Como país nos preparamos para darnos las normas constitucionales que regularán la convivencia ciudadana futura. Sería bueno recordar que una de las preguntas fundamentales de la teoría política es cómo hacemos para evitar la tiranía y la violación de la libertad, sin la cual no hay autonomía ni responsabilidad moral personales, pensamiento creativo o convivencia en paz.
En el arduo y muchas veces tortuoso camino hacia la civilización, la democracia vino a aportar dos bienes importantes: primero, la igualdad ante la ley, que deviene de la igualdad política; y en segundo lugar, la posibilidad de efectuar cambios de gobierno pacíficos y periódicos a través de elecciones libres de acuerdo con la voluntad de la mayoría. Sin embargo, desde sus orígenes, la democracia se desarrolló en dos vertientes radicalmente distintas, una de las cuales no es sinónimo ni garantía de libertad, sino por el contrario.
Así, por una parte, tenemos la democracia liberal representativa, que aspira no solo a determinar quién gobierna, sino también y muy especialmente, a definir cómo ese gobierno debe ejercer su poder para preservar el mayor grado de libertad personal compatible con la vida en sociedad. Por la otra, la democracia totalitaria de Rousseau, en que la “voluntad general” se estima infalible, es el único juez respecto a lo que es verdadero, justo y bueno y, por el mero hecho de ser mayoría, no atentaría jamás contra la libertad, porque siempre actuaría por el bien del conjunto. En consecuencia, no requeriría limitaciones, podría interferir en todos los aspectos de la vida de los ciudadanos, su sensibilidad, sus creencias, su lenguaje e incluso en los ámbitos más propios de su intimidad. Esto termina por destruir la libertad personal, y así lo ha hecho en múltiples ocasiones. El problema, como advirtió John Stuart Mill, es que cuando hablamos de una mayoría, por lo general nos estamos refiriendo solamente a los ciudadanos políticamente activos, los cuales no conforman necesariamente una mayoría de los integrantes del país y, más serio aún, esa mayoría, por el mero hecho de serlo, obviamente no es más sabia ni más justa que la minoría.

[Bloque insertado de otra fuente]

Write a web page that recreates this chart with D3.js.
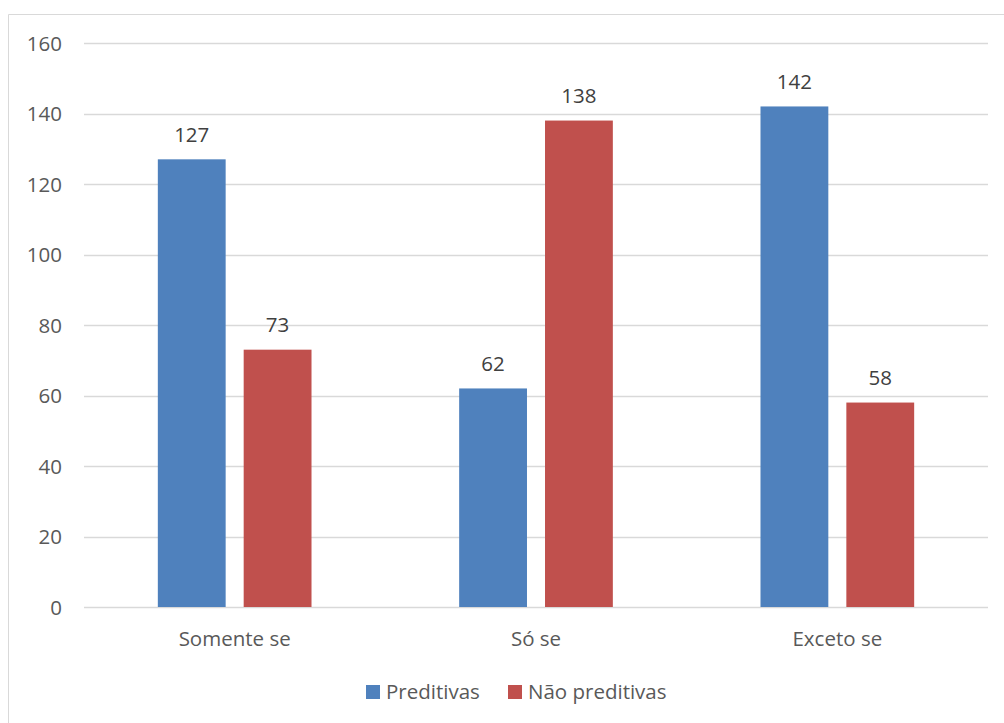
<!DOCTYPE html>
<html><head><meta charset="utf-8">
<script src="https://cdn.jsdelivr.net/npm/d3@7"></script>
<style>body{margin:0;background:#fff;}svg{display:block;}</style>
</head><body><svg id="c" width="1004" height="723"></svg>
<script>
const categories = ["Somente se", "Só se", "Exceto se"];
const series = ["Preditivas", "Não preditivas"];
const preditivas = [127, 62, 142];
const naoPreditivas = [73, 138, 58];
const yTicks = [0, 20, 40, 60, 80, 100, 120, 140, 160];
const colors = ["#4F81BD", "#C0504D"];

(function () {
const values = [preditivas, naoPreditivas];
const svg = d3.select("#c");
const font = "'Open Sans', sans-serif";
const fs = 20.5;

// chart area border
svg.append("path").attr("d", "M8.5,723 L8.5,14.5 L1004,14.5")
  .attr("fill", "none").attr("stroke", "#D9D9D9").attr("stroke-width", 1);

const pLeft = 84, pRight = 988, pTop = 43, pBottom = 607;
const y = d3.scaleLinear().domain([0, 160]).range([pBottom, pTop]);
const x0 = d3.scaleBand().domain(categories).range([pLeft, pRight]);
const gp = x0.bandwidth() * 0.245;
const x1 = d3.scaleBand().domain(series).range([gp, x0.bandwidth() - gp]).paddingInner(0.21);

// gridlines
svg.append("g").selectAll("line").data(yTicks).join("line")
  .attr("x1", pLeft).attr("x2", pRight)
  .attr("y1", d => Math.round(y(d)) + 0.5).attr("y2", d => Math.round(y(d)) + 0.5)
  .attr("stroke", "#D9D9D9").attr("stroke-width", 1.5);

// y tick labels
svg.append("g").selectAll("text").data(yTicks).join("text")
  .attr("x", 62).attr("y", d => y(d) + 7.5)
  .attr("text-anchor", "end").attr("font-family", font).attr("font-size", fs)
  .attr("fill", "#595959").text(d => d);

// bars
const groups = svg.append("g").selectAll("g").data(categories).join("g")
  .attr("transform", c => `translate(${x0(c)},0)`);
groups.selectAll("rect").data((c, i) => series.map((s, j) => ({s, j, v: values[j][i]}))).join("rect")
  .attr("x", d => x1(d.s)).attr("width", x1.bandwidth())
  .attr("y", d => y(d.v)).attr("height", d => y(0) - y(d.v))
  .attr("fill", d => colors[d.j]);
groups.selectAll("text").data((c, i) => series.map((s, j) => ({s, j, v: values[j][i]}))).join("text")
  .attr("x", d => x1(d.s) + x1.bandwidth() / 2).attr("y", d => y(d.v) - 17.5)
  .attr("text-anchor", "middle").attr("font-family", font).attr("font-size", fs)
  .attr("fill", "#404040").text(d => d.v);

// category labels
svg.append("g").selectAll("text").data(categories).join("text")
  .attr("x", c => x0(c) + x0.bandwidth() / 2).attr("y", pBottom + 39)
  .attr("text-anchor", "middle").attr("font-family", font).attr("font-size", fs)
  .attr("fill", "#595959").text(c => c);

// legend
const legX = [366, 508];
const leg = svg.append("g").selectAll("g").data(series).join("g")
  .attr("transform", (s, i) => `translate(${legX[i]},685)`);
leg.append("rect").attr("width", 14).attr("height", 14).attr("fill", (s, i) => colors[i]);
leg.append("text").attr("x", 20).attr("y", 14).attr("font-family", font).attr("font-size", fs)
  .attr("fill", "#595959").text(s => s);
})();
</script></body></html>
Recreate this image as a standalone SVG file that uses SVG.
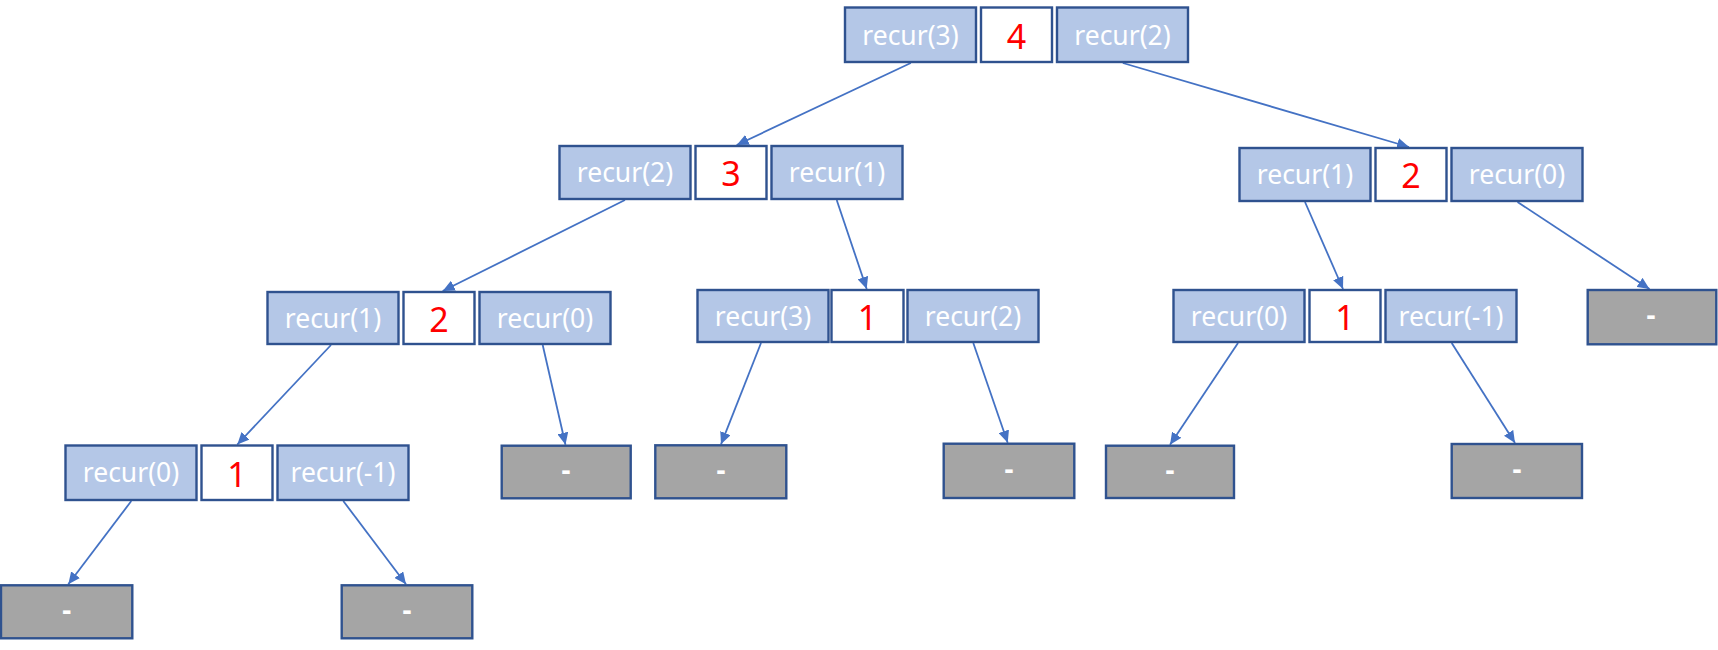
<svg xmlns="http://www.w3.org/2000/svg" width="1718" height="650" viewBox="0 0 1718 650">
<style>
.rb{fill:#B4C7E7;stroke:#2F528F;stroke-width:2.4}
.vb{fill:#FFFFFF;stroke:#2F528F;stroke-width:2.4}
.gb{fill:#A5A5A5;stroke:#2F528F;stroke-width:2.4}
.rt{font-family:"Noto Sans","Open Sans","Liberation Sans",sans-serif;font-size:26.5px;fill:#FFFFFF;text-anchor:middle}
.vt{font-family:"Noto Sans","Open Sans","Liberation Sans",sans-serif;font-size:34px;fill:#FF0000;text-anchor:middle}
.gt{font-family:"Noto Sans","Open Sans","Liberation Sans",sans-serif;font-size:28px;font-weight:bold;fill:#FFFFFF;text-anchor:middle}
.cn{fill:none;stroke:#4472C4;stroke-width:1.8;marker-end:url(#ah)}
</style>
<defs>
<marker id="ah" markerUnits="userSpaceOnUse" markerWidth="13" markerHeight="11" refX="12" refY="5.5" orient="auto">
<path d="M0,0 L12,5.5 L0,11 z" fill="#4472C4"/>
</marker>
</defs>
<rect width="1718" height="650" fill="#FFFFFF"/>

<g id="connectors">
<line class="cn" x1="910.8" y1="63" x2="736.7" y2="145"/>
<line class="cn" x1="1122.8" y1="63" x2="1409" y2="147"/>
<line class="cn" x1="625" y1="200" x2="442.7" y2="291"/>
<line class="cn" x1="836.7" y1="200" x2="866.7" y2="289"/>
<line class="cn" x1="1305" y1="202" x2="1343" y2="289"/>
<line class="cn" x1="1517.5" y1="202" x2="1649.5" y2="289"/>
<line class="cn" x1="331" y1="345" x2="237.3" y2="444.5"/>
<line class="cn" x1="542.7" y1="345" x2="565.5" y2="444.7"/>
<line class="cn" x1="761" y1="343" x2="721" y2="444.3"/>
<line class="cn" x1="973.3" y1="343" x2="1007.7" y2="442.7"/>
<line class="cn" x1="1238" y1="343" x2="1170" y2="444.7"/>
<line class="cn" x1="1451.7" y1="343" x2="1515" y2="443"/>
<line class="cn" x1="131.3" y1="501" x2="68.3" y2="584.3"/>
<line class="cn" x1="343.3" y1="501" x2="406" y2="584.3"/>
</g>

<g id="n_root">
<rect class="rb" x="845" y="7.5" width="131" height="54.5"/>
<text class="rt" x="910.5" y="44.5">recur(3)</text>
<rect class="vb" x="981" y="7.5" width="71" height="54.5"/>
<text class="vt" x="1016.5" y="48.5">4</text>
<rect class="rb" x="1057" y="7.5" width="131" height="54.5"/>
<text class="rt" x="1122.5" y="44.5">recur(2)</text>
</g>

<g id="n_l2_left">
<rect class="rb" x="559.5" y="146" width="131" height="53"/>
<text class="rt" x="625" y="182">recur(2)</text>
<rect class="vb" x="695.5" y="146" width="71" height="53"/>
<text class="vt" x="731" y="186">3</text>
<rect class="rb" x="771.5" y="146" width="131" height="53"/>
<text class="rt" x="837" y="182">recur(1)</text>
</g>

<g id="n_l2_right">
<rect class="rb" x="1239.5" y="148" width="131" height="53"/>
<text class="rt" x="1305" y="184">recur(1)</text>
<rect class="vb" x="1375.5" y="148" width="71" height="53"/>
<text class="vt" x="1411" y="188">2</text>
<rect class="rb" x="1451.5" y="148" width="131" height="53"/>
<text class="rt" x="1517" y="184">recur(0)</text>
</g>

<g id="n_l3_a">
<rect class="rb" x="267.5" y="292" width="131" height="52"/>
<text class="rt" x="333" y="327.5">recur(1)</text>
<rect class="vb" x="403.5" y="292" width="71" height="52"/>
<text class="vt" x="439" y="331.5">2</text>
<rect class="rb" x="479.5" y="292" width="131" height="52"/>
<text class="rt" x="545" y="327.5">recur(0)</text>
</g>

<g id="n_l3_b">
<rect class="rb" x="697.5" y="290" width="131" height="52"/>
<text class="rt" x="763" y="325.5">recur(3)</text>
<rect class="vb" x="831.5" y="290" width="72" height="52"/>
<text class="vt" x="867.5" y="329.5">1</text>
<rect class="rb" x="907.5" y="290" width="131" height="52"/>
<text class="rt" x="973" y="325.5">recur(2)</text>
</g>

<g id="n_l3_c">
<rect class="rb" x="1173.5" y="290" width="131" height="52"/>
<text class="rt" x="1239" y="325.5">recur(0)</text>
<rect class="vb" x="1309.5" y="290" width="71" height="52"/>
<text class="vt" x="1345" y="329.5">1</text>
<rect class="rb" x="1385.5" y="290" width="131" height="52"/>
<text class="rt" x="1451" y="325.5">recur(-1)</text>
</g>

<g id="n_l3_leaf">
<rect class="gb" x="1587.7" y="290" width="128.6" height="54.3"/>
<text class="gt" x="1651" y="325">-</text>
</g>

<g id="n_l4_e">
<rect class="rb" x="65.5" y="445.5" width="131" height="54.5"/>
<text class="rt" x="131" y="482">recur(0)</text>
<rect class="vb" x="201.5" y="445.5" width="71" height="54.5"/>
<text class="vt" x="237" y="486.5">1</text>
<rect class="rb" x="277.5" y="445.5" width="131" height="54.5"/>
<text class="rt" x="343" y="482">recur(-1)</text>
</g>

<g id="n_l4_leaf1">
<rect class="gb" x="501.7" y="445.7" width="129" height="52.6"/>
<text class="gt" x="566" y="480">-</text>
</g>
<g id="n_l4_leaf2">
<rect class="gb" x="655.3" y="445.3" width="131" height="53"/>
<text class="gt" x="721" y="480">-</text>
</g>
<g id="n_l4_leaf3">
<rect class="gb" x="943.7" y="443.7" width="130.6" height="54.3"/>
<text class="gt" x="1009" y="479">-</text>
</g>
<g id="n_l4_leaf4">
<rect class="gb" x="1106" y="445.7" width="128" height="52.3"/>
<text class="gt" x="1170" y="480">-</text>
</g>
<g id="n_l4_leaf5">
<rect class="gb" x="1451.7" y="444" width="130.3" height="54"/>
<text class="gt" x="1517" y="479">-</text>
</g>

<g id="n_l5_leaf1">
<rect class="gb" x="1" y="585.3" width="131.3" height="53"/>
<text class="gt" x="66.7" y="620">-</text>
</g>
<g id="n_l5_leaf2">
<rect class="gb" x="341.7" y="585.3" width="130.6" height="53"/>
<text class="gt" x="407" y="620">-</text>
</g>
</svg>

Pensadores desde la antigüedad, como también Tocqueville y Mill, hasta liberales del siglo XX como Isaiah Berlin, han advertido sobre la amenaza de la tiranía de la mayoría. Esta tiene al menos dos posibles vertientes. Mill hace hincapié en aquella que ejercen las mayorías (lo que hoy llamaríamos lo políticamente correcto) sobre las opiniones, los sentimientos y las creencias de las minorías disidentes. Se trata de la “tiranía social”, que aspira a obligar a todos a aceptar un cuerpo de convicciones, aunque contraríe su libre pensar.
La segunda vertiente es la tiranía política, en que no existen restricciones al poder de los gobiernos. Como es evidente, desde la perspectiva de quien es sujeto de decisiones tiránicas, es irrelevante que la libertad sea conculcada por un monarca, por un gobierno popular o por un conjunto de leyes opresoras mayoritariamente aprobadas. Es por eso que en la democracia liberal representativa, que nos ha acompañado desde los orígenes de la república, las constituciones han consagrado siempre el principio fundamental de que ningún poder, incluso el del pueblo, emanado de la soberanía popular, puede ser absoluto y han establecido numerosos contrapesos que evitan los potenciales abusos; entre ellos, la separación de poderes, un conjunto de derechos individuales inalienables y ciertas áreas de la vida personal que nunca pueden estar sometidas ni resguardadas por la soberanía popular.
Hoy enfrentamos el riesgo cierto de una refundación de la democracia, carente de los resguardos necesarios para evitar la tiranía política y social de una mayoría que se cree y se siente única depositaria de la verdad y la virtud.